[Records with drawing code]
>> Start
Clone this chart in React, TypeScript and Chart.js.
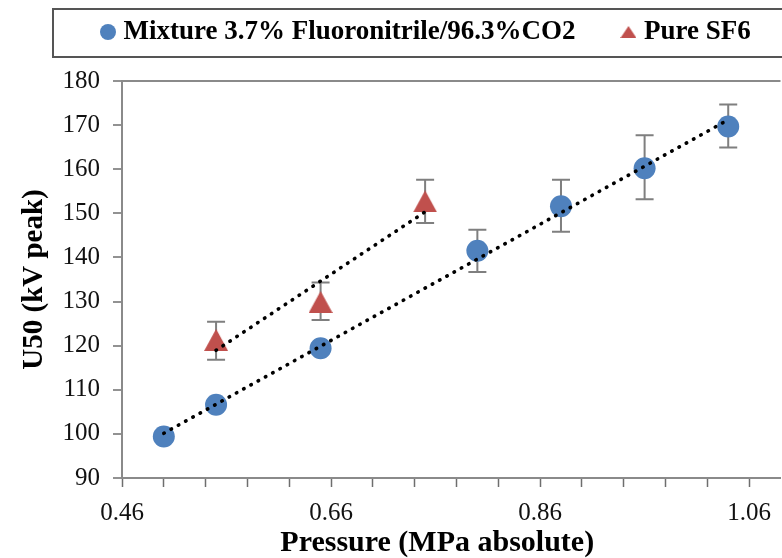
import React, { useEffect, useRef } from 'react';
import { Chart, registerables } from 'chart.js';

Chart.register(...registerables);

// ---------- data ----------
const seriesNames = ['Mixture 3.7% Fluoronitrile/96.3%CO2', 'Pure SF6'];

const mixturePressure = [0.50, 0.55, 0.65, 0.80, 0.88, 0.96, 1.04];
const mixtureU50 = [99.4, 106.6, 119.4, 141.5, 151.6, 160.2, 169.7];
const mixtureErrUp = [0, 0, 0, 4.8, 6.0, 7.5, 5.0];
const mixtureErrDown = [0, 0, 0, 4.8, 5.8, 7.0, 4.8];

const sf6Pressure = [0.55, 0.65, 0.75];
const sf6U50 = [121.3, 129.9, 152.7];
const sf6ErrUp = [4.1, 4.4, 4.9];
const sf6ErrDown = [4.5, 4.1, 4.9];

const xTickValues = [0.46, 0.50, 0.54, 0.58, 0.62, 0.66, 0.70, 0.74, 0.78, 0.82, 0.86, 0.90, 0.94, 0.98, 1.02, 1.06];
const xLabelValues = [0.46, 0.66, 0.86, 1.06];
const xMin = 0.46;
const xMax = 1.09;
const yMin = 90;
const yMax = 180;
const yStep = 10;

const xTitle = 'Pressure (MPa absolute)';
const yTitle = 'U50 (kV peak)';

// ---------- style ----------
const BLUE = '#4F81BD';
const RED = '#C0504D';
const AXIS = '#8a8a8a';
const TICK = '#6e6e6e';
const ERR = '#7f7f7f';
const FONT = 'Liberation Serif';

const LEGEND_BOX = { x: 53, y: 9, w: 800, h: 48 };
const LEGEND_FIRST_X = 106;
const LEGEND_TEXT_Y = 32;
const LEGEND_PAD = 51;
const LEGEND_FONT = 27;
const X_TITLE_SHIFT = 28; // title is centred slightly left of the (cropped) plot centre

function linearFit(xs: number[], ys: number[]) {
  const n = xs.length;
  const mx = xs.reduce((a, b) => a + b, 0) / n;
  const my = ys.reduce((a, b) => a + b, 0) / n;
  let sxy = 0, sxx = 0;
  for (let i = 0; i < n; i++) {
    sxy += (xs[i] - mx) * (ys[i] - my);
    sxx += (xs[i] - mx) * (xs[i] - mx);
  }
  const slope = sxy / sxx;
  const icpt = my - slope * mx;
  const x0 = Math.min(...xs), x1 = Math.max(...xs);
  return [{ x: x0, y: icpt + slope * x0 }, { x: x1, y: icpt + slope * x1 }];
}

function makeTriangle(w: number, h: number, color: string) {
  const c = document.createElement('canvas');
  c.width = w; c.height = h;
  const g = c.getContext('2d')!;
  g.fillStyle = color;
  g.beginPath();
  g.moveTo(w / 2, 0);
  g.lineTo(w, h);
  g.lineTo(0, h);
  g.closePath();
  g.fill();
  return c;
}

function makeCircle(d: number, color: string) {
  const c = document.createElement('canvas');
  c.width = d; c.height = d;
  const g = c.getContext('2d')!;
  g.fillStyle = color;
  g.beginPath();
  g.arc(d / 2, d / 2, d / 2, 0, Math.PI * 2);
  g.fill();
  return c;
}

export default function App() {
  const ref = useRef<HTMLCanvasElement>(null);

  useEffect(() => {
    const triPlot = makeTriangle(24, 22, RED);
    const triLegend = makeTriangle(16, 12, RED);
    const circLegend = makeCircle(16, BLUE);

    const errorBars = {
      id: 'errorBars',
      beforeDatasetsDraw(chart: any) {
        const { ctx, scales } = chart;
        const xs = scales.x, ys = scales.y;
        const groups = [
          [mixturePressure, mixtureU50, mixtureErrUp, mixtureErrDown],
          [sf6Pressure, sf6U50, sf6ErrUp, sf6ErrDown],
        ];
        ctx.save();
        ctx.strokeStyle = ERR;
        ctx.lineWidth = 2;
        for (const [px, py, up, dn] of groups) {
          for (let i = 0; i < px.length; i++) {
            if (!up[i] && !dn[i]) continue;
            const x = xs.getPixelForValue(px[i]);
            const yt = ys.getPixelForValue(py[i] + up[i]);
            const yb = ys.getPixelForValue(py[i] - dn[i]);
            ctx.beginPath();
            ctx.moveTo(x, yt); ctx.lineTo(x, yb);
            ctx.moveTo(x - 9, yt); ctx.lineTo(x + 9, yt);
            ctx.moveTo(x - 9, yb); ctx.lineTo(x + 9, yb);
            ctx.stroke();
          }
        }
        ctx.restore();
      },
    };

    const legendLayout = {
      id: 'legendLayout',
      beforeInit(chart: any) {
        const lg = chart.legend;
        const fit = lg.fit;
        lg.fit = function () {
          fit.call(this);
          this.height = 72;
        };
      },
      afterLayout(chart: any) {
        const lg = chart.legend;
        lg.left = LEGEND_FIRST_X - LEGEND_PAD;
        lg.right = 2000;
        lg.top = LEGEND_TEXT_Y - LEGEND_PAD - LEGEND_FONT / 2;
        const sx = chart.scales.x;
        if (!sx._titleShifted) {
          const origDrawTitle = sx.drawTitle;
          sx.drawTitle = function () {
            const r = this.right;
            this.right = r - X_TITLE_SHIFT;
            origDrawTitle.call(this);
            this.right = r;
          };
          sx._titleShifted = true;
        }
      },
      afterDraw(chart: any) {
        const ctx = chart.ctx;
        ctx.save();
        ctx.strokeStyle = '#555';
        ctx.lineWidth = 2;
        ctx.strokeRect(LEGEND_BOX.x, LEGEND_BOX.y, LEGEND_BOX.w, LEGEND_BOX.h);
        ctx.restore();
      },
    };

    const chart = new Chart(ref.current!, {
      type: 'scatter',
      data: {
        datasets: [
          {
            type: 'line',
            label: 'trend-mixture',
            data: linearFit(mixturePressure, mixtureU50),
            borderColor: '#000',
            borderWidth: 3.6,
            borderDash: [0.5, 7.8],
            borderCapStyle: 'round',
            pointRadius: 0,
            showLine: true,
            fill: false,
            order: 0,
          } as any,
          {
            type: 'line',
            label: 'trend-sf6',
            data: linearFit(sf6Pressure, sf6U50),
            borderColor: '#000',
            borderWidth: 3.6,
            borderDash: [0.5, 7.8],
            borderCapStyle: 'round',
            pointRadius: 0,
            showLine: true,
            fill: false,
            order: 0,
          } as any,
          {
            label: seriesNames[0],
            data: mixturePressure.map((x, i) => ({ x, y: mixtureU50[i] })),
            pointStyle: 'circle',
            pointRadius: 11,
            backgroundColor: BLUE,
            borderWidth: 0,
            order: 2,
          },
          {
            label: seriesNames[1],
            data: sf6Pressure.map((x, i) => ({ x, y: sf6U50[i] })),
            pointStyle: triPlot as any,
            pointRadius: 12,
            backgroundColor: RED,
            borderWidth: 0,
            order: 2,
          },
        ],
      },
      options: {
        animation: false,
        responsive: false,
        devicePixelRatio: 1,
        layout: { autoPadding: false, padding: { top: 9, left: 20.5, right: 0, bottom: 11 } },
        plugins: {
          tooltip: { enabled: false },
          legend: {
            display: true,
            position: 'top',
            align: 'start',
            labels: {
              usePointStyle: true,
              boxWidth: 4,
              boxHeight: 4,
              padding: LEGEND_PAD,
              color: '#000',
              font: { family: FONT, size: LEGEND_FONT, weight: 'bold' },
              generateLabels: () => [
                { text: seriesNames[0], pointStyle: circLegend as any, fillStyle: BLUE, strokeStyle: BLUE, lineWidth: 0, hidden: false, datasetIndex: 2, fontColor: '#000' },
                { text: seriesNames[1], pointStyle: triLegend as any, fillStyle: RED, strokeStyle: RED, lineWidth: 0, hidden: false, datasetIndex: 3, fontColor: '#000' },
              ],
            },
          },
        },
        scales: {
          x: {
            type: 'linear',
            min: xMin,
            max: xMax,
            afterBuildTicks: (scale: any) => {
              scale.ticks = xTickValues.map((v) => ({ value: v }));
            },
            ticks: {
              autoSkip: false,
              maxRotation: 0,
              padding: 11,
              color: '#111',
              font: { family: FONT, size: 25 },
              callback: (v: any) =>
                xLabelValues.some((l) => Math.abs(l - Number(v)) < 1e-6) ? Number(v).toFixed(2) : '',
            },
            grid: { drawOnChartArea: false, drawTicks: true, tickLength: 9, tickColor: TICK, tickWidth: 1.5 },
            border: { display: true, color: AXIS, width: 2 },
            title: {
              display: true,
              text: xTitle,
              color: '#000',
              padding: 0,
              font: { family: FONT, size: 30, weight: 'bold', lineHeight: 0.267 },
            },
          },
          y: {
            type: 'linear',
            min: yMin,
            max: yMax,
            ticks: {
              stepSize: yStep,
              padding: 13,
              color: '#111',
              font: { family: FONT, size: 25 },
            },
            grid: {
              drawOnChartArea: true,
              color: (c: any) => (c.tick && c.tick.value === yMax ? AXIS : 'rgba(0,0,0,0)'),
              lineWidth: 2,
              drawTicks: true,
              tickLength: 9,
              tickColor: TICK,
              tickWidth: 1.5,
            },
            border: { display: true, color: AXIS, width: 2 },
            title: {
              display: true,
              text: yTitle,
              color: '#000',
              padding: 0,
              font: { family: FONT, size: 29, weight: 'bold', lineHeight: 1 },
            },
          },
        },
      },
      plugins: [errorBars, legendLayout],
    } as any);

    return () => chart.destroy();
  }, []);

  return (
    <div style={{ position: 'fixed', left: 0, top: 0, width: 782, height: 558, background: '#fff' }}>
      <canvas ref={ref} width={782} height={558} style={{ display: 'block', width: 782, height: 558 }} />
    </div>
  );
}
>> End
>> Start
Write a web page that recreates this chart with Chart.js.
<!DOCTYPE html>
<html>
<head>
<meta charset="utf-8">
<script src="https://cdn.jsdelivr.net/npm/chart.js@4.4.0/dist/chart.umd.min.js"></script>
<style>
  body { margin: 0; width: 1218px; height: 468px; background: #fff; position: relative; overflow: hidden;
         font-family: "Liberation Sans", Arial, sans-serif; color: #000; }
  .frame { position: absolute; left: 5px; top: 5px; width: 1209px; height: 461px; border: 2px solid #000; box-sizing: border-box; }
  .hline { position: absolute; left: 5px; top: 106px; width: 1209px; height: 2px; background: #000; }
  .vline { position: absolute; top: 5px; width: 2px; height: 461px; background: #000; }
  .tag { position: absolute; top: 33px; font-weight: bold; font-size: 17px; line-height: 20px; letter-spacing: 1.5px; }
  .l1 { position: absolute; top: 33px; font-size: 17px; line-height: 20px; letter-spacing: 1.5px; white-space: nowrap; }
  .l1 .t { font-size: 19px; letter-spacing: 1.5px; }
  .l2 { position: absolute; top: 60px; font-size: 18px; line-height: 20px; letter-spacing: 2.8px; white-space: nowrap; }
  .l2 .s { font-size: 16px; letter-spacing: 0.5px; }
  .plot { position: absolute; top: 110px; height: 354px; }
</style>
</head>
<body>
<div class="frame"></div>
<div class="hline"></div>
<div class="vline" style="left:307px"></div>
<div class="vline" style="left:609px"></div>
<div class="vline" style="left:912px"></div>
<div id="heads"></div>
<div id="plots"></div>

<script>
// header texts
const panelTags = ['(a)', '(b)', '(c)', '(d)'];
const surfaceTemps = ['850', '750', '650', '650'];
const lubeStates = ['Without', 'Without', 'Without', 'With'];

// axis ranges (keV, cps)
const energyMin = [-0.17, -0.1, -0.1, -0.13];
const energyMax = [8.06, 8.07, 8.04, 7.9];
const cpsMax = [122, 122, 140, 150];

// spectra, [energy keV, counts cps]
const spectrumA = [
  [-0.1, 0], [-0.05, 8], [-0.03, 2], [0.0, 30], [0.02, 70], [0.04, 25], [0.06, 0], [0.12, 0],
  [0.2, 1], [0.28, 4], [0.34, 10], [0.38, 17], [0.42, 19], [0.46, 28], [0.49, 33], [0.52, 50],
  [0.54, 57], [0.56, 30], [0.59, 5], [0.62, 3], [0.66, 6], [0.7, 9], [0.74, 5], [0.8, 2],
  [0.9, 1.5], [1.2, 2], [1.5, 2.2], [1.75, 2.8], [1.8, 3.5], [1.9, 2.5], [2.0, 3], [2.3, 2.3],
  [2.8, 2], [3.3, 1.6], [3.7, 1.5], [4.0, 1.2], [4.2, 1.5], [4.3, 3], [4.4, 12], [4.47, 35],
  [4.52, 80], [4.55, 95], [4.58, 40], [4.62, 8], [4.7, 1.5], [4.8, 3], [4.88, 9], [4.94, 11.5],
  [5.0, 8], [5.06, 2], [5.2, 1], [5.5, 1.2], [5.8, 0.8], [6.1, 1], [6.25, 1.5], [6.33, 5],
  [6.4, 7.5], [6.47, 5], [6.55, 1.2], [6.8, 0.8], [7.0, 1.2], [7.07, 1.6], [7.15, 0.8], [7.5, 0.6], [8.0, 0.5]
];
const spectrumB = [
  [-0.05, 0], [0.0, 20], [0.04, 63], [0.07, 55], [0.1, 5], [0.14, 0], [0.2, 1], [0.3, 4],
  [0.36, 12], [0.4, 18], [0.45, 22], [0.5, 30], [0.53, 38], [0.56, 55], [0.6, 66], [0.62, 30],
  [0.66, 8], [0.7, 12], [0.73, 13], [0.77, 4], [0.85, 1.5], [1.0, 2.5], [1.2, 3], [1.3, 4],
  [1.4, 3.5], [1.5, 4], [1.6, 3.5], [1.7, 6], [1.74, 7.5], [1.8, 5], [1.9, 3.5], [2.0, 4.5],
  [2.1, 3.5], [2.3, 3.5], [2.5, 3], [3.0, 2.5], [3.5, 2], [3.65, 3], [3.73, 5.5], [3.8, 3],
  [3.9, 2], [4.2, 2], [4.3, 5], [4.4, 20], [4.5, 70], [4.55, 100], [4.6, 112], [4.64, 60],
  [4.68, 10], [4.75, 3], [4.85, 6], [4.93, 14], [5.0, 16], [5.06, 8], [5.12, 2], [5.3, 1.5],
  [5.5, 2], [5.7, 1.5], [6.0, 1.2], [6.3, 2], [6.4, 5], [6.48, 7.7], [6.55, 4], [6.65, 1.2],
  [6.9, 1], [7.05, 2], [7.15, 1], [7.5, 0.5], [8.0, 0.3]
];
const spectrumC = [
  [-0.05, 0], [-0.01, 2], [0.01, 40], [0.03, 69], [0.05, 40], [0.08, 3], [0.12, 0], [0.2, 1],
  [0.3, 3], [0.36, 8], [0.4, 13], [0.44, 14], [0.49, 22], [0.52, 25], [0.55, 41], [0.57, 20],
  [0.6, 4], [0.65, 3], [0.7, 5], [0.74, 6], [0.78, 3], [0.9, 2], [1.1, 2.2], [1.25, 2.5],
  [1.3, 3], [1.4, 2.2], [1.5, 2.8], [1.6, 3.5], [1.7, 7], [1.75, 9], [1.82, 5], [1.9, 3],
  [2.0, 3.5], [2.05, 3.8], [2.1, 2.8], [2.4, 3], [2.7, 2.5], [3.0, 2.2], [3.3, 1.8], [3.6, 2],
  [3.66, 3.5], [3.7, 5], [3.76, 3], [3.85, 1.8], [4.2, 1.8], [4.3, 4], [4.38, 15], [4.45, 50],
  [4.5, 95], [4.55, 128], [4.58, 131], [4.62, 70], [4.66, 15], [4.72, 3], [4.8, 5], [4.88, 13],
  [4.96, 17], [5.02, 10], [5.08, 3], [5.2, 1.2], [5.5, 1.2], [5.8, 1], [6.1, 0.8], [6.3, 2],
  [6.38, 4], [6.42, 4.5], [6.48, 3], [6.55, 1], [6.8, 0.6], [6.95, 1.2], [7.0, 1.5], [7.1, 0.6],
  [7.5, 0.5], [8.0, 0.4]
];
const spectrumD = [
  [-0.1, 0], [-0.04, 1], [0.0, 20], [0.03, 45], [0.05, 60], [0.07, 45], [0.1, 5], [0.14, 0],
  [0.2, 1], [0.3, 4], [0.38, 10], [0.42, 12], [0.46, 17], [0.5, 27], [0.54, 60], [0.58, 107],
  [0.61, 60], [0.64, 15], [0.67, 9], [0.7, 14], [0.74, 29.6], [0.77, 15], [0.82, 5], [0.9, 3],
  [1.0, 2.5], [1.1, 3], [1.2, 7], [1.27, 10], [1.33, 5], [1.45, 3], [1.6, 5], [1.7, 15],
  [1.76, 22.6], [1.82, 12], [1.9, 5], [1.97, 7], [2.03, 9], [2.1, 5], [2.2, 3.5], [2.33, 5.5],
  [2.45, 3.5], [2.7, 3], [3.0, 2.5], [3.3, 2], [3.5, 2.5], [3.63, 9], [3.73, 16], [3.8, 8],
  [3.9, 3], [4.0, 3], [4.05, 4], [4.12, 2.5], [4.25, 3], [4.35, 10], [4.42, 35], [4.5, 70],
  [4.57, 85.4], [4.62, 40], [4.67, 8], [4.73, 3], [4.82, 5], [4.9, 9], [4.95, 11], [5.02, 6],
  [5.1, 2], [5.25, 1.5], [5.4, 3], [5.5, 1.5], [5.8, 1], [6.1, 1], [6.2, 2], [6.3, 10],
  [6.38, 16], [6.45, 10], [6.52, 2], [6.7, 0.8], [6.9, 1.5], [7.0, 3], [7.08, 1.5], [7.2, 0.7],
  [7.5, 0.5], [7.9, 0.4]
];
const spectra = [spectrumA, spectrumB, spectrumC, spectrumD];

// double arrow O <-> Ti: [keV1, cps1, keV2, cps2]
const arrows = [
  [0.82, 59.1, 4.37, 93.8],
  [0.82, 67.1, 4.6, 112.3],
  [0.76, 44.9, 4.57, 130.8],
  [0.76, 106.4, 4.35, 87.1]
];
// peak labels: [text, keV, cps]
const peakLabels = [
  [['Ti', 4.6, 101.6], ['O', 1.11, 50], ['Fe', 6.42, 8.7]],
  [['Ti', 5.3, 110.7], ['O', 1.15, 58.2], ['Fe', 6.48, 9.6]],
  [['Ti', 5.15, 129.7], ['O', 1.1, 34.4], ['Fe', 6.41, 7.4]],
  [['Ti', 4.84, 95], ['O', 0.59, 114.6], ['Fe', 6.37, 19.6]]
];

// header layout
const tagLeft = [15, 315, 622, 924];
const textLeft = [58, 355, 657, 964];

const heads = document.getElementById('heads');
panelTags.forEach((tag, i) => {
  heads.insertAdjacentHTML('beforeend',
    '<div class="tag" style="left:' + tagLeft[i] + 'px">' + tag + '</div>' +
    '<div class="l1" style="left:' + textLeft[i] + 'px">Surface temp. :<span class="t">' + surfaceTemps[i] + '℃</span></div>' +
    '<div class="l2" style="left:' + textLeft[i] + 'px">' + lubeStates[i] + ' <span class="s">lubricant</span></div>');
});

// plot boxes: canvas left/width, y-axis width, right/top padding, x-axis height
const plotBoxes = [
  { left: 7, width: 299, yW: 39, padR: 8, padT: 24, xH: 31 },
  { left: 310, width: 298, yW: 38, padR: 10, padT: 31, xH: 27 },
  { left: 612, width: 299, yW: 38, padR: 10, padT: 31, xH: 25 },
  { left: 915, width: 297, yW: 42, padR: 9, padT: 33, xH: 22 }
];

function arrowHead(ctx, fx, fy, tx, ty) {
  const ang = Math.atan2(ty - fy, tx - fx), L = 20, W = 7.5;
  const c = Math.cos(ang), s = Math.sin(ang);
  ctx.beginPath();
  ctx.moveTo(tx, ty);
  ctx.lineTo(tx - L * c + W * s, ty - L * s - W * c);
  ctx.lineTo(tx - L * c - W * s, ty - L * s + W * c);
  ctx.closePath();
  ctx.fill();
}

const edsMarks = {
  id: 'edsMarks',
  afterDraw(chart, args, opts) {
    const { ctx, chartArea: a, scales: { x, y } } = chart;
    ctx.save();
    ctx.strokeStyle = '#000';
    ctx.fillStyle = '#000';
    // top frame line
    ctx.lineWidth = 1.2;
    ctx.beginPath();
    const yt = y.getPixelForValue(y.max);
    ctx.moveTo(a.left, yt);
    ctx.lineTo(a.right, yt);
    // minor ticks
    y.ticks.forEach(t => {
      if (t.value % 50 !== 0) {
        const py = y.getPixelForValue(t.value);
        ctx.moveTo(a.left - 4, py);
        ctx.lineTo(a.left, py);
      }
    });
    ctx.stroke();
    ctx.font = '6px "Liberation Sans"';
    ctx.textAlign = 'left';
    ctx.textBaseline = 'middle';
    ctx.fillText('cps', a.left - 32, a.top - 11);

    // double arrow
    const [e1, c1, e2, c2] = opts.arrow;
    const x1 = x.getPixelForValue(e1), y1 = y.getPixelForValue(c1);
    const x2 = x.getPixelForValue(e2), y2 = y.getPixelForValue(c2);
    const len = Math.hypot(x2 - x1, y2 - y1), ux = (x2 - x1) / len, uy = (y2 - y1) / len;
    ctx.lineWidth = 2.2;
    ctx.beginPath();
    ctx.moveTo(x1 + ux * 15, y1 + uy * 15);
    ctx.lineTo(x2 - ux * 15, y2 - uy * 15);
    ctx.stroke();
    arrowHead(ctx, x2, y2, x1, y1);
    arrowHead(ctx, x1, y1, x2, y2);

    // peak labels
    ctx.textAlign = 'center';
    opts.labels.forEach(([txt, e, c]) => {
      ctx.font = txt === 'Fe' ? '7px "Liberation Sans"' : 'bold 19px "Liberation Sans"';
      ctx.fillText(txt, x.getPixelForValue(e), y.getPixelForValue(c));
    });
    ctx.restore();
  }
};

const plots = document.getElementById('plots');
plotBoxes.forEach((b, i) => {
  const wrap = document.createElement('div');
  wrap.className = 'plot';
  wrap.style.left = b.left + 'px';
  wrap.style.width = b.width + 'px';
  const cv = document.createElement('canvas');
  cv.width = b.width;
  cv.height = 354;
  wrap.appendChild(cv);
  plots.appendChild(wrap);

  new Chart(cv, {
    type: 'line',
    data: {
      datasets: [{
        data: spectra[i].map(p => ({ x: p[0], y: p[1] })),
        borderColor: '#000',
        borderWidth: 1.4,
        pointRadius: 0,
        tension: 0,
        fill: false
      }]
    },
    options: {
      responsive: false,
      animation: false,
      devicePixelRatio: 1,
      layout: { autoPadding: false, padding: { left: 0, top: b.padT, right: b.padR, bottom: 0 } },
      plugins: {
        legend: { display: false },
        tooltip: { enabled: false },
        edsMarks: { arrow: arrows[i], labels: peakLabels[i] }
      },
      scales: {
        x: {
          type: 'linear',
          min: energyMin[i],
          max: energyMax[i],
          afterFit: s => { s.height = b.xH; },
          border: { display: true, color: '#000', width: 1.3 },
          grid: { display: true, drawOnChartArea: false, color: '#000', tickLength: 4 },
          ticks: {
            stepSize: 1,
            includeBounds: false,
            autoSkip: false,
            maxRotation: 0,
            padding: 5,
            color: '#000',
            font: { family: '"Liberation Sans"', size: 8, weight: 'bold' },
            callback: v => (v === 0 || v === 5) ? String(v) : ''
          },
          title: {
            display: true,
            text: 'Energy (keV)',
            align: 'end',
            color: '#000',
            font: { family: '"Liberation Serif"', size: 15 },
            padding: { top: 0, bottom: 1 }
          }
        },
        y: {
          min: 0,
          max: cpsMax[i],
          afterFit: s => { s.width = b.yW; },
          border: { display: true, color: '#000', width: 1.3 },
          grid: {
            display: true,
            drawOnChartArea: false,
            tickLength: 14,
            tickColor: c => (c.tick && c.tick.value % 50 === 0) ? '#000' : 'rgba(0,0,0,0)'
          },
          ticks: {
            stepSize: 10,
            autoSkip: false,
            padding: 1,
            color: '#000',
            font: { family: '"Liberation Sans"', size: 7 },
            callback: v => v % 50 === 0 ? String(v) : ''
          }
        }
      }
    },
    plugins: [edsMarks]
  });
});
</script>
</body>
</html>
>> End
Goal:
Exactly reproduce the stretch that starts at the line containing "Clone this chart" and ends at the line containing "const seriesNames = ['Mixture", both ends included; leave any pictures out.

Worked answer:
Clone this chart in React, TypeScript and Chart.js.
import React, { useEffect, useRef } from 'react';
import { Chart, registerables } from 'chart.js';

Chart.register(...registerables);

// ---------- data ----------
const seriesNames = ['Mixture 3.7% Fluoronitrile/96.3%CO2', 'Pure SF6'];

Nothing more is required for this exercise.